Top 10 most highly expressed genes in the wild-type sample.


In [None]:
! sort -nrk 4,4 data/quants/SRR13349122_quant/quant.sf | head -10

Top 10 most highly expressed genes in the double lysogen sample.


In [None]:
!sort -nrk 4,4 data/quants/SRR13349128_quant/quant.sf | head -10

### Report the expression of a putative acyl-ACP desaturase (BB28_RS16545) that was downregulated in the double lysogen relative to wild-type
A acyl-transferase was reported to be downregulated in the double lysogen as shown in the table of the top 20 upregulated and downregulated genes from the paper describing the study.
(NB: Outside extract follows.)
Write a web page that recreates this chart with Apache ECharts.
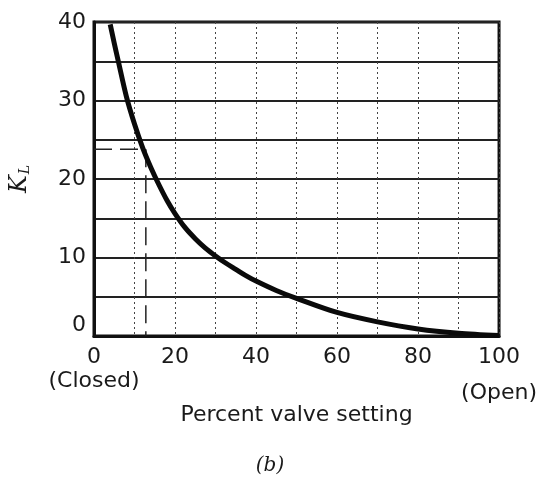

Use `grep` to report the expression in the wild-type sample. The fields in the Salmon `quant.sf` file are as follows. The level of expression is reported in the Transcripts Per Million (`TPM`) and number of reads (`NumReads`) fields:  
`Name    Length  EffectiveLength TPM     NumReads`

In [None]:
!grep 'BB28_RS16545' data/quants/SRR13349122_quant/quant.sf

Use `grep` to report the expression in the double lysogen sample. The fields in the Salmon `quant.sf` file are as follows. The level of expression is reported in the Transcripts Per Million (`TPM`) and number of reads (`NumReads`) fields:  
`Name    Length  EffectiveLength TPM     NumReads`

In [None]:
!grep 'BB28_RS16545' data/quants/SRR13349128_quant/quant.sf

## Conclusion
Here you learned how to import data to and from a Blob storage container and then use fastq files to run basic RNAseq analysis!  

## Clean Up
Make sure you stop your compute instance and if desired, delete the resource group associated with this tutorial.